Divorce


It’s a huge break up with a lot more repercussions. These repercussions increase exponentially when kids are involved. It was absolutely mind blowing to think about it.

I had the opportunity to study about how the lives of family members are affected by divorce and my sentiments go out to all those involved. Marriage is built around boundaries, trust, and love. Divorce is ending that and parting ways. That in and of itself is a really difficult thing to do. I don’t have experience with being divorced but I can only imagine that it hurts more than breaking up with a girlfriend. That I do have experience in and it hurts a lot. So take that pain and multiply it by a lot and you get a divorce. The feelings of that divorce spread throughout a family. The father, mother, children, and in-laws feel it. 

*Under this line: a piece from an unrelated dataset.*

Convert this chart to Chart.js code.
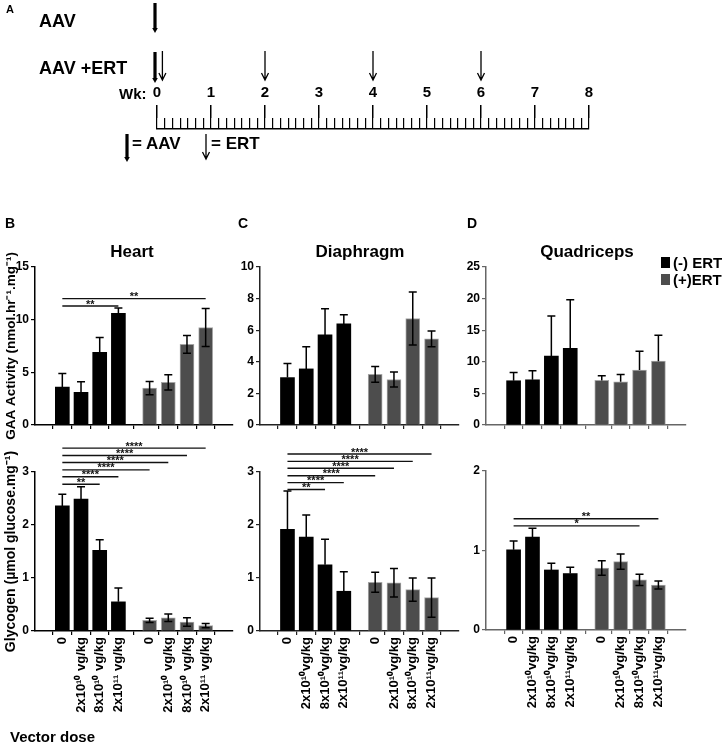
<!DOCTYPE html>
<html>
<head>
<meta charset="utf-8">
<script src="https://cdn.jsdelivr.net/npm/chart.js@4.4.0/dist/chart.umd.min.js"></script>
<style>
body { margin: 0; background: #fff; width: 724px; height: 743px; position: relative; overflow: hidden;
       font-family: "Liberation Sans", Arial, sans-serif; font-weight: bold; color: #000; }
canvas, .t { position: absolute; }
.t { white-space: nowrap; line-height: 1; }
.narrow { font-family: "Liberation Sans Narrow", "Liberation Sans", sans-serif; }
.sq { position: absolute; width: 9px; height: 11px; }
</style>
</head>
<body>
<canvas id="timeline" width="724" height="170" style="left:0;top:0"></canvas>
<canvas id="heartGly" width="240" height="300" style="left:0;top:430px"></canvas>
<canvas id="heartGaa" width="240" height="210" style="left:0;top:240px"></canvas>
<canvas id="diaGaa" width="240" height="200" style="left:225px;top:240px"></canvas>
<canvas id="diaGly" width="240" height="300" style="left:225px;top:430px"></canvas>
<canvas id="quadGaa" width="273" height="200" style="left:451px;top:240px"></canvas>
<canvas id="quadGly" width="273" height="300" style="left:451px;top:430px"></canvas>

<div class="t" style="left:6px;top:4px;font-size:11px">A</div>
<div class="t" style="left:39px;top:12px;font-size:18px">AAV</div>
<div class="t" style="left:39px;top:59px;font-size:18px">AAV +ERT</div>
<div class="t narrow" style="left:119px;top:86px;font-size:15px">Wk:</div>
<div class="t" style="left:132px;top:135px;font-size:17px">= AAV</div>
<div class="t" style="left:211px;top:135px;font-size:17px">= ERT</div>

<div class="t" style="left:5px;top:216px;font-size:14px">B</div>
<div class="t" style="left:238px;top:216px;font-size:14px">C</div>
<div class="t" style="left:467px;top:216px;font-size:14px">D</div>
<div class="t" style="left:82px;top:243px;width:100px;text-align:center;font-size:17px">Heart</div>
<div class="t" style="left:300px;top:243px;width:120px;text-align:center;font-size:17px">Diaphragm</div>
<div class="t" style="left:527px;top:243px;width:120px;text-align:center;font-size:17px">Quadriceps</div>

<div class="sq" style="left:661px;top:257px;background:#000"></div>
<div class="t" style="left:673px;top:255px;font-size:15px">(-) ERT</div>
<div class="sq" style="left:661px;top:274px;background:#4d4d4d"></div>
<div class="t" style="left:673px;top:272px;font-size:15px">(+)ERT</div>

<div class="t narrow" style="left:10px;top:729px;font-size:15px">Vector dose</div>

<script>
// timeline (panel A)
const daysPerWeek = 7;
const weekCount = 8;
const aavWeeks = [0];
const ertWeeks = [0.1, 2, 4, 6];

// bar slots on the x scale: 4 doses without ERT, gap, 4 doses with ERT
const slotPos = [0, 1, 2, 3, 4.67, 5.67, 6.67, 7.67];
const doseLabelsHeart = ['0', '2x10¹⁰ vg/kg', '8x10¹⁰ vg/kg', '2x10¹¹ vg/kg'];
const doseLabels = ['0', '2x10¹⁰vg/kg', '8x10¹⁰vg/kg', '2x10¹¹vg/kg'];

// Heart
const heartGaaMinus = [3.6, 3.1, 6.9, 10.6];
const heartGaaMinusErr = [1.3, 1.0, 1.4, 0.5];
const heartGaaPlus = [3.5, 4.05, 7.65, 9.25];
const heartGaaPlusErr = [0.63, 0.72, 0.85, 1.8];
const heartGlyMinus = [2.36, 2.49, 1.52, 0.55];
const heartGlyMinusErr = [0.22, 0.23, 0.2, 0.26];
const heartGlyPlus = [0.2, 0.25, 0.17, 0.1];
const heartGlyPlusErr = [0.04, 0.07, 0.08, 0.04];

// Diaphragm
const diaGaaMinus = [3.0, 3.55, 5.7, 6.4];
const diaGaaMinusErr = [0.9, 1.4, 1.65, 0.57];
const diaGaaPlus = [3.2, 2.88, 6.74, 5.45];
const diaGaaPlusErr = [0.5, 0.48, 1.67, 0.5];
const diaGlyMinus = [1.92, 1.77, 1.25, 0.75];
const diaGlyMinusErr = [0.72, 0.42, 0.48, 0.37];
const diaGlyPlus = [0.92, 0.91, 0.78, 0.63];
const diaGlyPlusErr = [0.19, 0.27, 0.22, 0.37];

// Quadriceps
const quadGaaMinus = [7.0, 7.15, 10.9, 12.15];
const quadGaaMinusErr = [1.3, 1.43, 6.35, 7.65];
const quadGaaPlus = [7.05, 6.85, 8.7, 10.1];
const quadGaaPlusErr = [0.75, 1.15, 2.95, 4.1];
const quadGlyMinus = [1.01, 1.17, 0.755, 0.71];
const quadGlyMinusErr = [0.11, 0.11, 0.085, 0.08];
const quadGlyPlus = [0.78, 0.86, 0.63, 0.565];
const quadGlyPlusErr = [0.09, 0.095, 0.07, 0.05];

// significance bars: [from bar, to bar, height, stars]
const heartGaaSig = [[0, 3, 11.3, '**'], [0, 7, 12.0, '**']];
const heartGlySig = [[0, 2, 2.77, '**'], [0, 3, 2.91, '****'], [0, 4, 3.04, '****'],
                     [0, 5, 3.18, '****'], [0, 6, 3.31, '****'], [0, 7, 3.45, '****']];
const diaGlySig = [[0, 2, 2.67, '**'], [0, 3, 2.8, '****'], [0, 4, 2.93, '****'],
                   [0, 5, 3.07, '****'], [0, 6, 3.2, '****'], [0, 7, 3.34, '****']];
const quadGlySig = [[0, 6, 1.31, '*'], [0, 7, 1.40, '**']];

Chart.defaults.font.family = '"Liberation Sans", Arial, sans-serif';
Chart.defaults.font.weight = 'bold';
Chart.defaults.color = '#000';

function drawArrow(ctx, x, y0, y1, thick) {
    ctx.save();
    ctx.strokeStyle = '#000';
    ctx.fillStyle = '#000';
    if (thick) {
        ctx.lineWidth = 3.2;
        ctx.beginPath();
        ctx.moveTo(x, y0);
        ctx.lineTo(x, y1 - 4);
        ctx.stroke();
        ctx.beginPath();
        ctx.moveTo(x - 2.8, y1 - 5);
        ctx.lineTo(x + 2.8, y1 - 5);
        ctx.lineTo(x, y1);
        ctx.closePath();
        ctx.fill();
    } else {
        ctx.lineWidth = 1.3;
        ctx.beginPath();
        ctx.moveTo(x, y0);
        ctx.lineTo(x, y1);
        ctx.moveTo(x - 3.5, y1 - 7);
        ctx.lineTo(x, y1);
        ctx.lineTo(x + 3.5, y1 - 7);
        ctx.stroke();
    }
    ctx.restore();
}

const arrowMarks = {
    id: 'arrowMarks',
    afterDraw(chart) {
        const ctx = chart.ctx;
        const x = chart.scales.x;
        aavWeeks.forEach(w => {
            drawArrow(ctx, x.getPixelForValue(w) - 2, 3, 33, true);
            drawArrow(ctx, x.getPixelForValue(w) - 2, 52, 83, true);
        });
        ertWeeks.forEach(w => drawArrow(ctx, x.getPixelForValue(w), 51, 80, false));
        // key
        drawArrow(ctx, 127, 134, 162, true);
        drawArrow(ctx, 206, 134, 159, false);
    }
};

new Chart(document.getElementById('timeline'), {
    type: 'line',
    data: { datasets: [] },
    options: {
        responsive: false,
        animation: false,
        layout: { padding: { left: 157, right: 135, top: 0, bottom: 41 } },
        plugins: { legend: { display: false }, tooltip: { enabled: false } },
        scales: {
            x: {
                type: 'linear', position: 'top', min: 0, max: weekCount,
                afterFit: s => { s.height = 118; },
                ticks: { stepSize: 1, padding: 3, autoSkip: false,
                         font: { family: '"Liberation Sans Narrow", "Liberation Sans", sans-serif', size: 15, weight: 'bold' } },
                grid: { drawOnChartArea: false, tickLength: 13, color: '#000', lineWidth: 1.5 },
                border: { display: false }
            },
            x2: {
                type: 'linear', axis: 'x', position: 'bottom', min: 0, max: weekCount,
                afterBuildTicks: s => {
                    const t = [];
                    for (let d = 0; d <= weekCount * daysPerWeek; d++) t.push({ value: d / daysPerWeek });
                    s.ticks = t;
                },
                afterFit: s => { s.height = 0; },
                ticks: { display: false },
                grid: { drawOnChartArea: true, drawTicks: false, color: '#000', lineWidth: 1.2 },
                border: { display: true, color: '#000', width: 1.5 }
            },
            y: { display: false, min: 0, max: 1 }
        }
    },
    plugins: [arrowMarks]
});

const errorBars = {
    id: 'errorBars',
    afterDatasetsDraw(chart, args, opts) {
        const ctx = chart.ctx;
        const y = chart.scales.y;
        ctx.save();
        ctx.strokeStyle = '#000';
        ctx.lineWidth = 1.5;
        chart.data.datasets.forEach((ds, d) => {
            const meta = chart.getDatasetMeta(d);
            meta.data.forEach((bar, i) => {
                const v = ds.data[i].y;
                const e = opts.errors[d][i];
                const top = y.getPixelForValue(v + e);
                const bot = opts.lower[d] ? y.getPixelForValue(v - e) : bar.y;
                ctx.beginPath();
                ctx.moveTo(bar.x, top);
                ctx.lineTo(bar.x, bot);
                ctx.moveTo(bar.x - 4, top);
                ctx.lineTo(bar.x + 4, top);
                if (opts.lower[d]) {
                    ctx.moveTo(bar.x - 4, bot);
                    ctx.lineTo(bar.x + 4, bot);
                }
                ctx.stroke();
            });
        });
        ctx.restore();
    }
};

const sigBars = {
    id: 'sigBars',
    afterDatasetsDraw(chart, args, opts) {
        const ctx = chart.ctx;
        const x = chart.scales.x;
        const y = chart.scales.y;
        ctx.save();
        ctx.strokeStyle = '#111';
        ctx.fillStyle = '#111';
        ctx.lineWidth = 1.4;
        ctx.font = 'bold 11px "Liberation Sans", Arial, sans-serif';
        ctx.textAlign = 'center';
        ctx.textBaseline = 'bottom';
        (opts.list || []).forEach(([a, b, h, stars]) => {
            const x1 = x.getPixelForValue(slotPos[a]);
            const x2 = x.getPixelForValue(slotPos[b]);
            const py = y.getPixelForValue(h);
            ctx.beginPath();
            ctx.moveTo(x1, py);
            ctx.lineTo(x2, py);
            ctx.stroke();
            ctx.fillText(stars, (x1 + x2) / 2, py + 4);
        });
        ctx.restore();
    }
};

function makeBarChart(canvasId, c) {
    const toPoints = (vals, offset) => vals.map((v, i) => ({ x: slotPos[i + offset], y: v }));
    new Chart(document.getElementById(canvasId), {
        type: 'bar',
        data: {
            datasets: [
                { label: '(-) ERT', data: toPoints(c.minus, 0), backgroundColor: '#000', borderWidth: 0,
                  barThickness: 14, grouped: false },
                { label: '(+)ERT', data: toPoints(c.plus, 4), backgroundColor: '#4d4d4d', borderColor: '#a5a5a5',
                  borderWidth: 1, barThickness: 14, grouped: false }
            ]
        },
        options: {
            responsive: false,
            animation: false,
            layout: { padding: c.padding },
            plugins: {
                legend: { display: false },
                tooltip: { enabled: false },
                errorBars: { errors: [c.minusErr, c.plusErr], lower: [false, c.plusLower] },
                sigBars: { list: c.sig }
            },
            scales: {
                x: {
                    type: 'linear', min: -0.8, max: 8.47,
                    afterBuildTicks: s => { s.ticks = slotPos.map(v => ({ value: v })); },
                    afterFit: s => { s.height = c.xHeight; },
                    ticks: {
                        display: !!c.labels, autoSkip: false, minRotation: 90, maxRotation: 90, padding: 2,
                        font: { size: 13, weight: 'bold' },
                        callback: (v, i) => (c.labels ? c.labels[i % 4] : '')
                    },
                    grid: { drawOnChartArea: false, tickLength: 4, color: c.axisColor, lineWidth: 1.2 },
                    border: { color: c.axisColor, width: 1.5 }
                },
                y: {
                    min: 0, max: c.yMax,
                    afterFit: s => { s.width = 35; },
                    ticks: { stepSize: c.yStep, padding: 2, font: { size: 12, weight: 'bold' } },
                    grid: { drawOnChartArea: false, tickLength: 4, color: c.axisColor, lineWidth: 1.2 },
                    border: { color: c.axisColor, width: 1.5 },
                    title: { display: !!c.yTitle, text: c.yTitle || '', font: { size: c.titleSize || 14, weight: 'bold' },
                             padding: { top: 3, bottom: 0 } }
                }
            }
        },
        plugins: [errorBars, sigBars]
    });
}

makeBarChart('heartGaa', {
    minus: heartGaaMinus, minusErr: heartGaaMinusErr, plus: heartGaaPlus, plusErr: heartGaaPlusErr, plusLower: true,
    yMax: 15, yStep: 5, yTitle: 'GAA Activity (nmol.hr⁻¹.mg⁻¹)', titleSize: 13.5, labels: null, sig: heartGaaSig,
    padding: { top: 27, right: 7, bottom: 0, left: 0 }, xHeight: 25, axisColor: '#000'
});
makeBarChart('heartGly', {
    minus: heartGlyMinus, minusErr: heartGlyMinusErr, plus: heartGlyPlus, plusErr: heartGlyPlusErr, plusLower: true,
    yMax: 3, yStep: 1, yTitle: 'Glycogen (µmol glucose.mg⁻¹)', labels: doseLabelsHeart, sig: heartGlySig,
    padding: { top: 42, right: 7, bottom: 0, left: 0 }, xHeight: 99, axisColor: '#000'
});
makeBarChart('diaGaa', {
    minus: diaGaaMinus, minusErr: diaGaaMinusErr, plus: diaGaaPlus, plusErr: diaGaaPlusErr, plusLower: true,
    yMax: 10, yStep: 2, yTitle: null, labels: null, sig: [],
    padding: { top: 27, right: 6, bottom: 0, left: 0 }, xHeight: 15, axisColor: '#222'
});
makeBarChart('diaGly', {
    minus: diaGlyMinus, minusErr: diaGlyMinusErr, plus: diaGlyPlus, plusErr: diaGlyPlusErr, plusLower: true,
    yMax: 3, yStep: 1, yTitle: null, labels: doseLabels, sig: diaGlySig,
    padding: { top: 42, right: 6, bottom: 0, left: 0 }, xHeight: 99, axisColor: '#222'
});
makeBarChart('quadGaa', {
    minus: quadGaaMinus, minusErr: quadGaaMinusErr, plus: quadGaaPlus, plusErr: quadGaaPlusErr, plusLower: false,
    yMax: 25, yStep: 5, yTitle: null, labels: null, sig: [],
    padding: { top: 27, right: 38, bottom: 0, left: 0 }, xHeight: 15, axisColor: '#666'
});
makeBarChart('quadGly', {
    minus: quadGlyMinus, minusErr: quadGlyMinusErr, plus: quadGlyPlus, plusErr: quadGlyPlusErr, plusLower: true,
    yMax: 2, yStep: 1, yTitle: null, labels: doseLabels, sig: quadGlySig,
    padding: { top: 41, right: 38, bottom: 0, left: 0 }, xHeight: 100, axisColor: '#666'
});
</script>
</body>
</html>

It is difficult for both of the parents of children to split up especially if one gets more time with the kids than the other does. Even though two people may split up, that doesn’t mean that they don’t still love their kids. They do still love their kids and they want to be around them. To have that desire and live without that fulfillment can be very difficult to live with. And when the parents get into new relationships, there can be a lot of difficulties adjusting for everyone. The new partners need to get to know the kids and get along with them while dealing with the split attention that the kids have. Part of their love and attention will be going to a person they may not even know, like, or respect. 

In-laws can have it hard because they have spent all the time when the two people were married. Divorce goes beyond a household because there are many people that love that family and boundaries will be tested. For so long the couple relied on each other and now the whole dynamic is changing. Even though the in-laws may not like the new dynamic and situation, they still need to respect it. The same can be said for family friends who may take sides in the divorce but it is important to keep boundaries and respect for both parties so that a situation is not made worse. 

Most of all I feel for the kids during a divorce. Their entire world has been ripped apart and they will be having a much more complicated life than before. Trust that was once there is ripped to shreds, love that they felt coming from their parents is suddenly confused and unsure, and new adults are coming into their lives as their parents meet and marry new people. All that insecurity, confusion, and sudden need for maturity has an effect on children that can damage a lot throughout their life. When new adults come along and they feel the need to give them attention or call them mom or dad, it can be very easy for them to feel like they are betraying their past parents. When they are in the midst of a divorce it can be so easy for them to wonder what part they had to play in their family falling apart. 

I do not have personal experience with divorce, but I think I can start to empathize with how difficult the process is. If anything this strengthens my desire to choose carefully who I marry and to work hard to keep that family together, happy, and healthy. The idea of going through that kind of pain and putting my children through that kind of pain makes me hurt. I am not saying that divorces should never happen, but I am cautious about the necessity of each circumstance. If that kind of pain can be avoided in a healthy way then I would want to take that route to save my marriage.